I kicked off my classic movie quest this week with one of the most celebrated movies of all time: Casablanca.
It’s a movie packed full of memorable quotes and passionate romance, and the cast delivers an amazing performance. That being said, I couldn’t help but be a little disappointed seeing it for the first time. In my mind, the movie was immortalized as a must-see film phenomenon that shook the world with its impact. I’ve seen movies that rocked my world and stuck with me for the rest of my life, but Casablanca was not one of them.
The movie is set in Nazi-occupied Morocco during World War II. Rick Blaine, played by Humphrey Bogart, owns an upscale nightclub that attracts all kinds of people, from Nazi soldiers to refugees seeking to flee them. While Blaine attempts to be neutral in the Nazi conflict, his long-lost love interest, played by Ingrid Bergman, comes strolling into the bar.

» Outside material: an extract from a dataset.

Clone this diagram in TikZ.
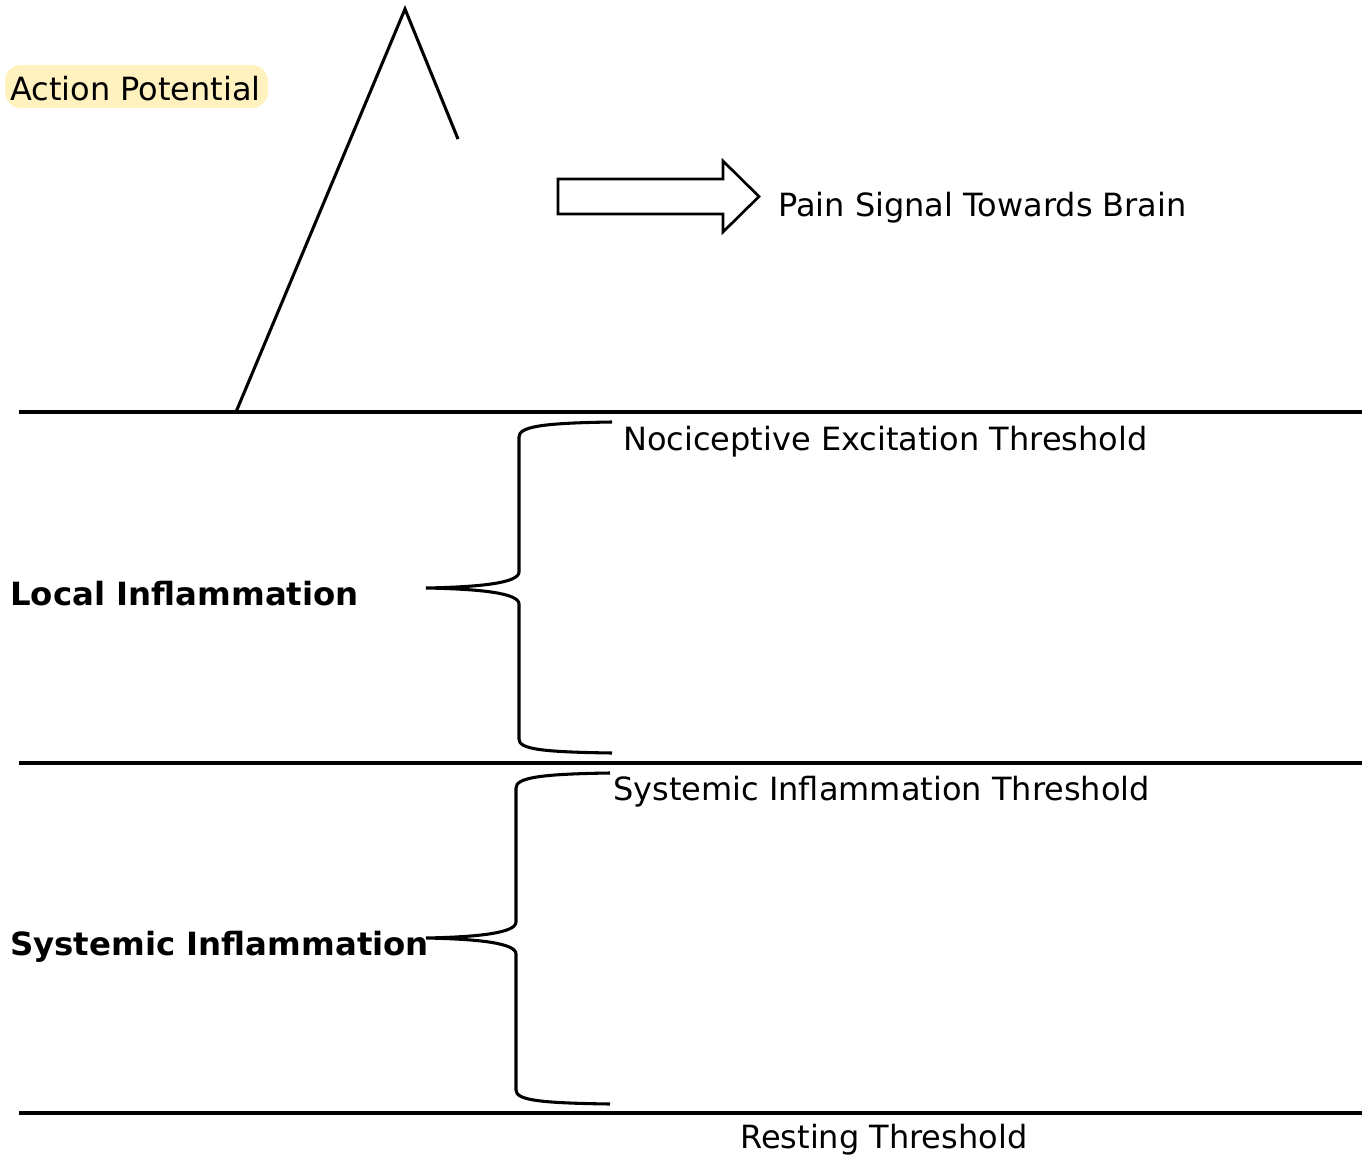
\documentclass[tikz,border=0pt]{standalone}
\usepackage{fontspec}
\setmainfont{DejaVu Sans}
\usetikzlibrary{shapes.arrows}
\definecolor{hl}{HTML}{FFF2BF}
\begin{document}
\begin{tikzpicture}[x=0.75pt,y=-0.75pt,
  thick line/.style={line width=2.3pt},
  lbl/.style={inner sep=0pt,anchor=base west,font=\fontsize{24}{28}\selectfont},
  blbl/.style={lbl,font=\fontsize{24}{28}\selectfont\bfseries\addfontfeature{FakeStretch=1.012}},
  bracestyle/.style={line width=2.3pt}]
\useasboundingbox (0,0) rectangle (1364,1156);
% threshold lines
\coordinate (l1a) at (19,412); \coordinate (l1b) at (1362,412);
\coordinate (l2a) at (19,763); \coordinate (l2b) at (1362,763);
\coordinate (l3a) at (19,1113); \coordinate (l3b) at (1362,1113);
\draw[thick line] (l1a) -- (l1b);
\draw[thick line] (l2a) -- (l2b);
\draw[thick line] (l3a) -- (l3b);
% action potential spike
\coordinate (s0) at (236,412); \coordinate (s1) at (405,9); \coordinate (s2) at (458,139);
\draw[thick line] (s0) -- (s1) -- (s2);
% label with highlight
\fill[hl, rounded corners=12pt] (5,65) rectangle (268,108);
\node[lbl] (ap) at (10,100) {Action Potential};
% block arrow
\draw[line width=2pt,fill=white] (558,179) -- (723,179) -- (723,161) -- (759,196.5) -- (723,232) -- (723,214) -- (558,214) -- cycle;
\coordinate (arrtip) at (759,196.5);
\node[lbl] (pain) at (778,216) {Pain Signal Towards Brain};
% threshold labels
\node[lbl] (noci) at (623,450) {Nociceptive Excitation Threshold};
\node[lbl] (sysT) at (613,800) {Systemic Inflammation Threshold};
\node[lbl] (rest) at (740,1148) {Resting Threshold};
% bold labels
\node[blbl] (local) at (10,605) {Local Inflammation};
\node[blbl] (sys) at (10,955) {Systemic Inflammation};
% braces
\draw[bracestyle] (612,422) .. controls (540,423) and (519,427) .. (519,437) -- (519,572)
  .. controls (519,583) and (480,587) .. (426,588)
  .. controls (480,589) and (519,593) .. (519,604) -- (519,739)
  .. controls (519,749) and (540,752) .. (612,753);
\draw[bracestyle] (610,773) .. controls (538,774) and (516,778) .. (516,788) -- (516,922)
  .. controls (516,933) and (478,937) .. (426,938)
  .. controls (478,939) and (516,943) .. (516,954) -- (516,1090)
  .. controls (516,1100) and (538,1103) .. (610,1104);
\end{tikzpicture}
\end{document}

After several iconic quotes are delivered and their romantic history is laid bare, Humphrey decides to help Ingrid and her new husband flee to America, thereby sacrificing any chance at love between the two main characters. In the end, Humphrey delivers a bunch of memorable quotes in a few sentences of dialogue and strolls off into the dark mist, saddened by his doomed love but cheered by his new friend, Louis.

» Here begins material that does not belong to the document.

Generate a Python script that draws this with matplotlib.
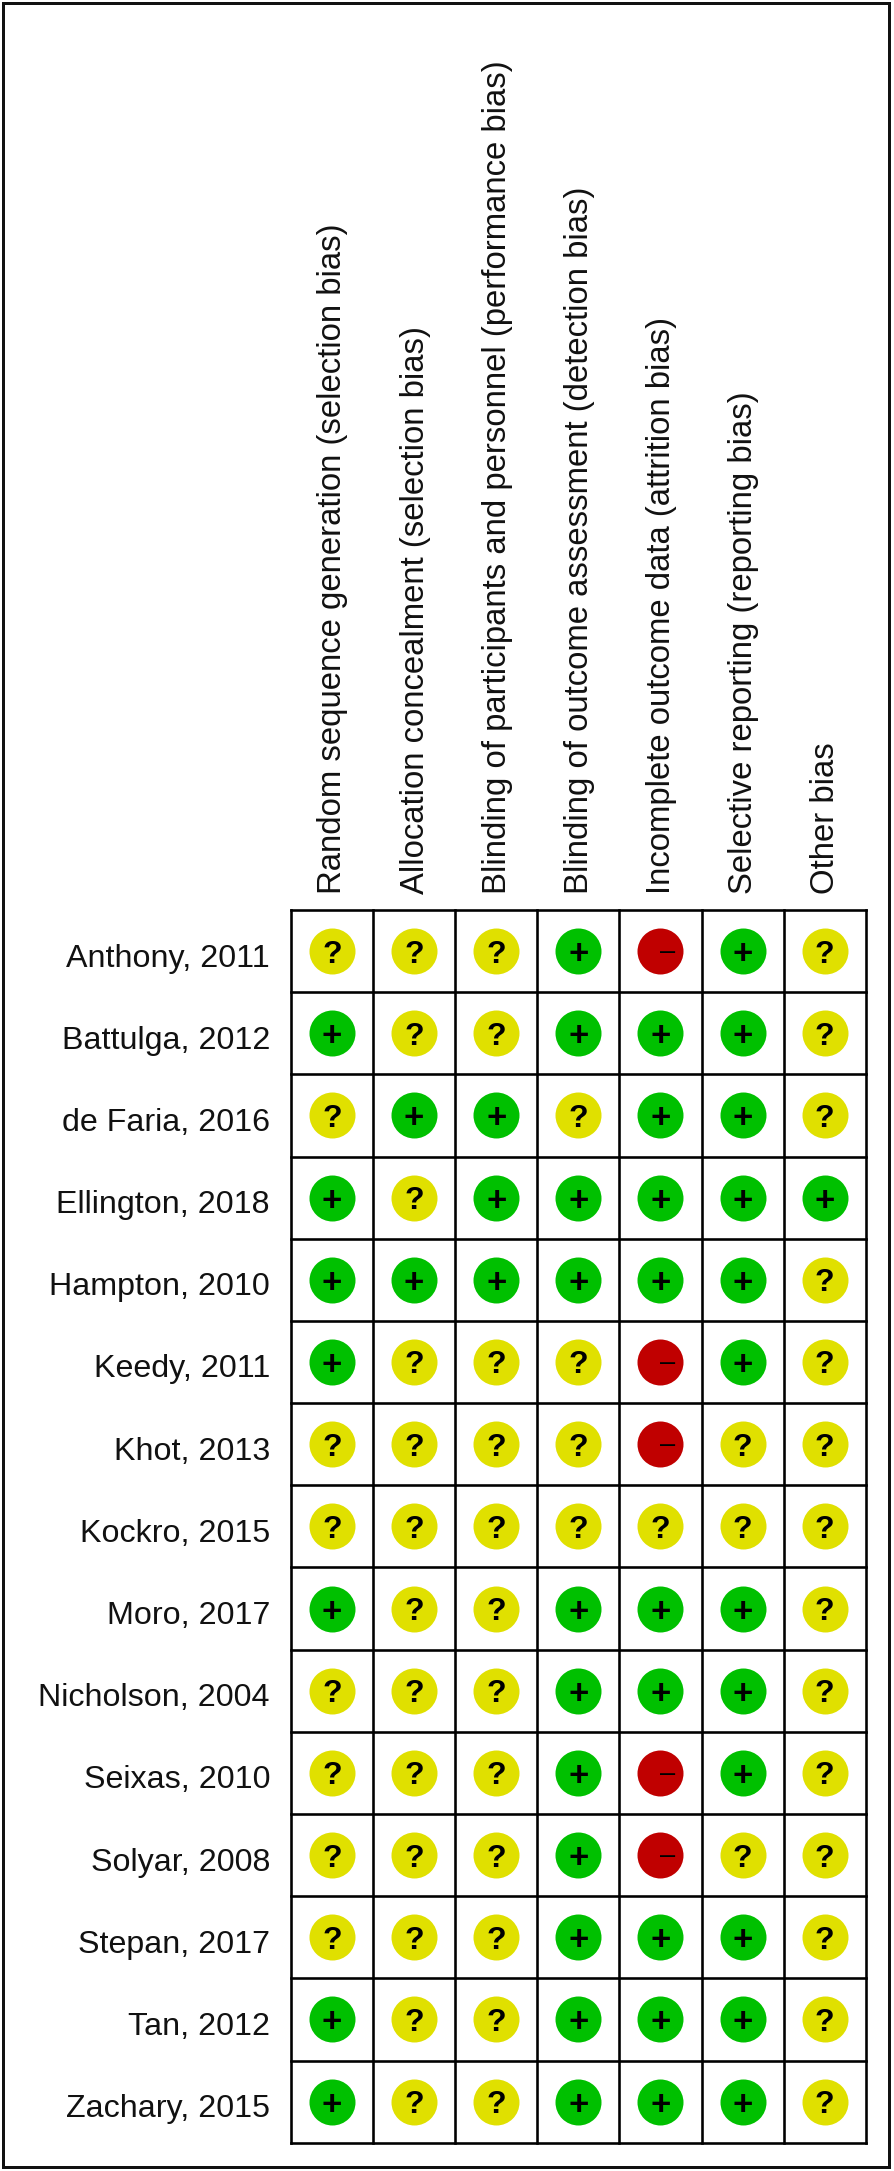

What I don’t understand about the movie are the memorable quotes. What makes them so memorable? Let’s take Ingrid’s first iconic quote for example:
“Play it Sam, Play As Time Goes By.”
It’s a simple enough line, right? She likes the song the piano guy is playing in the bar because it gives her nostalgic feelings of love, so she asks him to play it. It’s just a command, yet it has become one of the most famous movie quotes ever. Sylvester Stallone has better lines than that.

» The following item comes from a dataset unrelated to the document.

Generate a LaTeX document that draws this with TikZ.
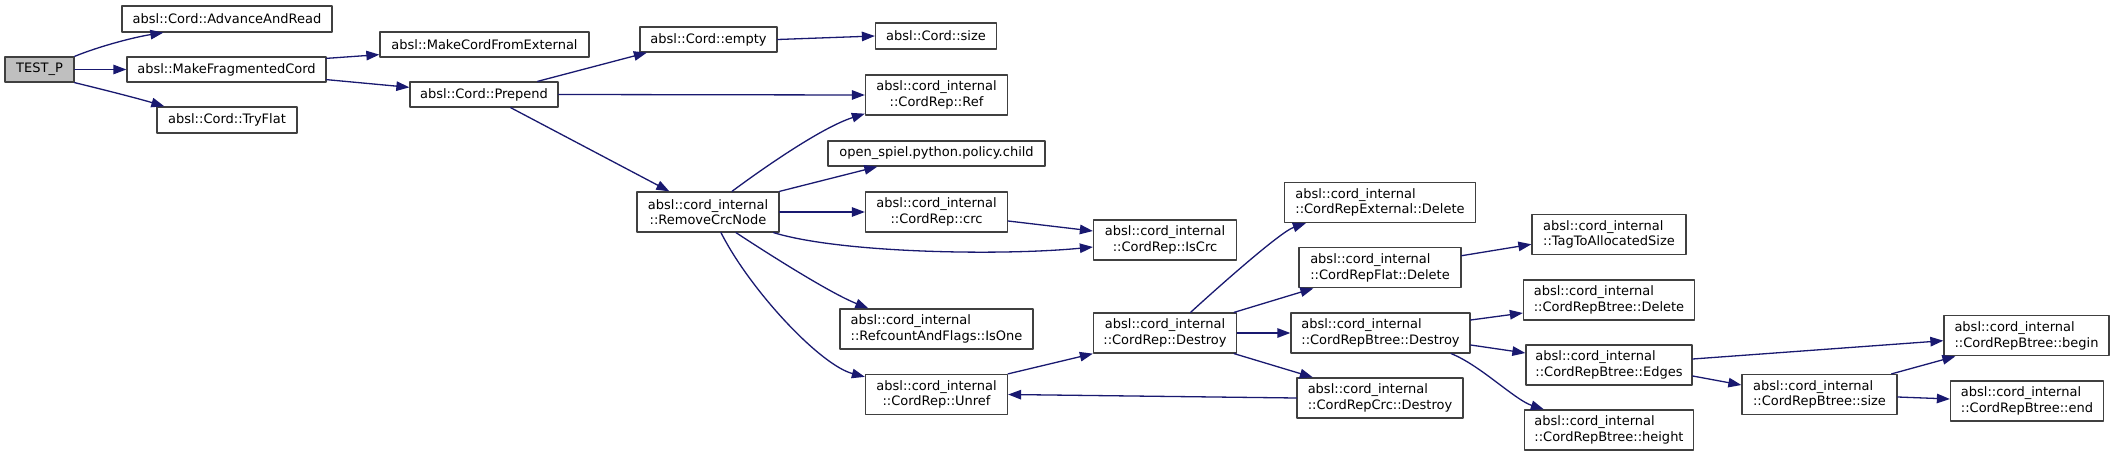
\documentclass[tikz,border=0pt]{standalone}
\usepackage{fontspec}
\setmainfont{DejaVu Sans}
\usetikzlibrary{arrows.meta}

\definecolor{edgeblue}{HTML}{191970}
\definecolor{boxgray}{HTML}{404040}
\definecolor{rootgray}{HTML}{BFBFBF}

\tikzset{
  callbox/.style={draw=boxgray, line width=1.3pt, fill=white, inner sep=0pt,
    align=center, font=\fontsize{13}{15.6}\selectfont},
  callboxl/.style={callbox, align=left},
  callarrow/.style={draw=edgeblue, line width=1.3pt,
    -{Triangle[length=13pt,width=9.5pt]}},
}

\begin{document}
\begin{tikzpicture}[x=1pt, y=-1pt, line cap=round, line join=round]

  \fill[white] (0,0) rectangle (2115,457);

  %% ════ nodes, column by column ════
  \node[callbox, fill=rootgray, minimum width=69pt, minimum height=25pt] (testp) at (39.5,69.5) {TEST\_P};

  \node[callbox, minimum width=210pt, minimum height=26pt] (advread) at (227,19) {absl::Cord::AdvanceAndRead};
  \node[callbox, minimum width=199pt, minimum height=25pt] (mkfrag) at (226.5,69.5) {absl::MakeFragmentedCord};
  \node[callbox, minimum width=140pt, minimum height=26pt] (tryflat) at (227,120) {absl::Cord::TryFlat};

  \node[callbox, minimum width=209pt, minimum height=25pt] (mkext) at (484.5,44.5) {absl::MakeCordFromExternal};
  \node[callbox, minimum width=148pt, minimum height=25pt] (prepend) at (484,94.5) {absl::Cord::Prepend};

  \node[callbox, minimum width=137pt, minimum height=25pt] (empty) at (708.5,39.5) {absl::Cord::empty};
  \node[callbox, minimum width=142pt, minimum height=40pt] (rmcrc) at (708,212) {absl::cord\_internal\\::RemoveCrcNode};

  \node[callbox, minimum width=121pt, minimum height=26pt] (csize) at (936,36) {absl::Cord::size};
  \node[callbox, minimum width=142pt, minimum height=40pt] (ref) at (936.5,95) {absl::cord\_internal\\::CordRep::Ref};
  \node[callbox, minimum width=217pt, minimum height=25pt] (child) at (936.5,153.5) {open\_spiel.python.policy.child};
  \node[callbox, minimum width=142pt, minimum height=40pt] (crc) at (936.5,212) {absl::cord\_internal\\::CordRep::crc};
  \node[callboxl, minimum width=193pt, minimum height=40pt] (isone) at (936.5,329) {absl::cord\_internal\\::RefcountAndFlags::IsOne};
  \node[callbox, minimum width=142pt, minimum height=40pt] (unref) at (936.5,394.5) {absl::cord\_internal\\::CordRep::Unref};

  \node[callbox, minimum width=143pt, minimum height=40pt] (iscrc) at (1165,240) {absl::cord\_internal\\::CordRep::IsCrc};
  \node[callbox, minimum width=143pt, minimum height=40pt] (destroy) at (1165,333) {absl::cord\_internal\\::CordRep::Destroy};

  \node[callboxl, minimum width=191pt, minimum height=40pt] (extdel) at (1380,202.5) {absl::cord\_internal\\::CordRepExternal::Delete};
  \node[callboxl, minimum width=162pt, minimum height=40pt] (flatdel) at (1380,267.7) {absl::cord\_internal\\::CordRepFlat::Delete};
  \node[callboxl, minimum width=179pt, minimum height=40pt] (btdestroy) at (1380.5,333) {absl::cord\_internal\\::CordRepBtree::Destroy};
  \node[callboxl, minimum width=166pt, minimum height=40pt] (crcdestroy) at (1380,398) {absl::cord\_internal\\::CordRepCrc::Destroy};

  \node[callboxl, minimum width=154pt, minimum height=40pt] (tagsize) at (1609,234.3) {absl::cord\_internal\\::TagToAllocatedSize};
  \node[callboxl, minimum width=171pt, minimum height=40pt] (btdelete) at (1609,300) {absl::cord\_internal\\::CordRepBtree::Delete};
  \node[callboxl, minimum width=166pt, minimum height=40pt] (btedges) at (1609,365) {absl::cord\_internal\\::CordRepBtree::Edges};
  \node[callboxl, minimum width=169pt, minimum height=40pt] (btheight) at (1609,430) {absl::cord\_internal\\::CordRepBtree::height};

  \node[callboxl, minimum width=155pt, minimum height=40pt] (btsize) at (1819.5,394.5) {absl::cord\_internal\\::CordRepBtree::size};

  \node[callboxl, minimum width=165pt, minimum height=40pt] (btbegin) at (2026.5,335.7) {absl::cord\_internal\\::CordRepBtree::begin};
  \node[callboxl, minimum width=153pt, minimum height=40pt] (btend) at (2027,401) {absl::cord\_internal\\::CordRepBtree::end};

  %% ════ calls ════
  \draw[callarrow] (testp.north east) .. controls (100,46) and (135,37) .. ([xshift=42pt]advread.south west);
  \draw[callarrow] (testp.east) -- (mkfrag.west);
  \draw[callarrow] (testp.south east) .. controls (105,90) and (140,99) .. ([xshift=8pt]tryflat.north west);

  \draw[callarrow] ([yshift=-2pt]mkfrag.north east) -- ([yshift=3pt]mkext.south west);
  \draw[callarrow] ([yshift=3pt]mkfrag.south east) -- ([yshift=-6pt]prepend.north west);

  \draw[callarrow] ([xshift=-21pt]prepend.north east) -- ([xshift=7.5pt]empty.south west);
  \draw[callarrow] (empty.east) -- (csize.west);
  \draw[callarrow] (prepend.east) -- (ref.west);
  \draw[callarrow] ([xshift=-48pt]prepend.south east) -- ([xshift=33pt]rmcrc.north west);

  % RemoveCrcNode fans out
  \draw[callarrow] ([xshift=24pt]rmcrc.north) .. controls (758,172) and (820,128) .. ([yshift=2pt]ref.south west);
  \draw[callarrow] (rmcrc.north east) -- ([xshift=50pt]child.south west);
  \draw[callarrow] (rmcrc.east) -- (crc.west);
  \draw[callarrow] ([yshift=-9pt]crc.east) -- ([yshift=9pt]iscrc.west);
  \draw[callarrow] ([xshift=-6pt]rmcrc.south east) .. controls (840,253) and (1000,256) .. ([yshift=-7pt]iscrc.west);
  \draw[callarrow] ([xshift=28pt]rmcrc.south) .. controls (770,255) and (830,293) .. ([xshift=29pt]isone.north west);
  \draw[callarrow] ([xshift=13pt]rmcrc.south) .. controls (750,290) and (820,365) .. ([yshift=-3pt]unref.north west);

  \draw[callarrow] (unref.north east) -- (destroy.south west);

  % CordRep::Destroy
  \draw[callarrow] ([xshift=25.6pt]destroy.north) .. controls (1215,290) and (1280,232) .. ([xshift=22pt]extdel.south west);
  \draw[callarrow] ([xshift=-3pt]destroy.north east) -- ([xshift=15pt]flatdel.south west);
  \draw[callarrow] (destroy.east) -- (btdestroy.west);
  \draw[callarrow] ([xshift=-3pt]destroy.south east) -- ([xshift=16.5pt]crcdestroy.north west);
  \draw[callarrow] (crcdestroy.west) -- (unref.east);

  \draw[callarrow] ([yshift=12pt]flatdel.east) -- ([yshift=-10pt]tagsize.west);

  % CordRepBtree::Destroy
  \draw[callarrow] ([yshift=13pt]btdestroy.east) -- ([yshift=-13pt]btdelete.west);
  \draw[callarrow] ([yshift=-12pt]btdestroy.east) -- ([yshift=12pt]btedges.west);
  \draw[callarrow] ([xshift=-19.5pt]btdestroy.south east) .. controls (1480,365) and (1515,400) .. ([xshift=20pt]btheight.north west);

  \draw[callarrow] ([yshift=6pt]btedges.east) -- ([yshift=-5pt]btbegin.west);
  \draw[callarrow] ([yshift=-11pt]btedges.east) -- ([yshift=9.5pt]btsize.west);
  \draw[callarrow] ([xshift=-6pt]btsize.north east) -- ([xshift=12pt]btbegin.south west);
  \draw[callarrow] ([yshift=-2.5pt]btsize.east) -- ([yshift=2pt]btend.west);

  % fix the canvas to the reference size
  \pgfresetboundingbox
  \path[use as bounding box] (0,0) rectangle (2115,457);
\end{tikzpicture}
\end{document}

Humphrey has an equally perplexing iconic quote.
“Of all the gin joints in all the towns in all the world, she walks into mine.”
It’s an interesting quote, but why is it so important?
I think it has to do with the fact that the movie came out during World War II, right after the United States invaded North Africa. The historical context is extremely important to understand in watching classic movies, and this context helps me to understand how important Casablanca was at the time of its release. Basically, any line Humphrey or Ingrid spoke could have been immortalized simply because the movie came at the right time. It probably has much to do with why the movie still charts at the top of people’s all-time greatest movies lists.
Casablanca is a great simple romance and keeps you interested the whole time, but it doesn’t beat some of the other classics I’ve seen. It lacks the depth that the best films have. Maybe I’m just too young to appreciate a truly great classic, or maybe Casablanca really is overrated and nobody realized it yet.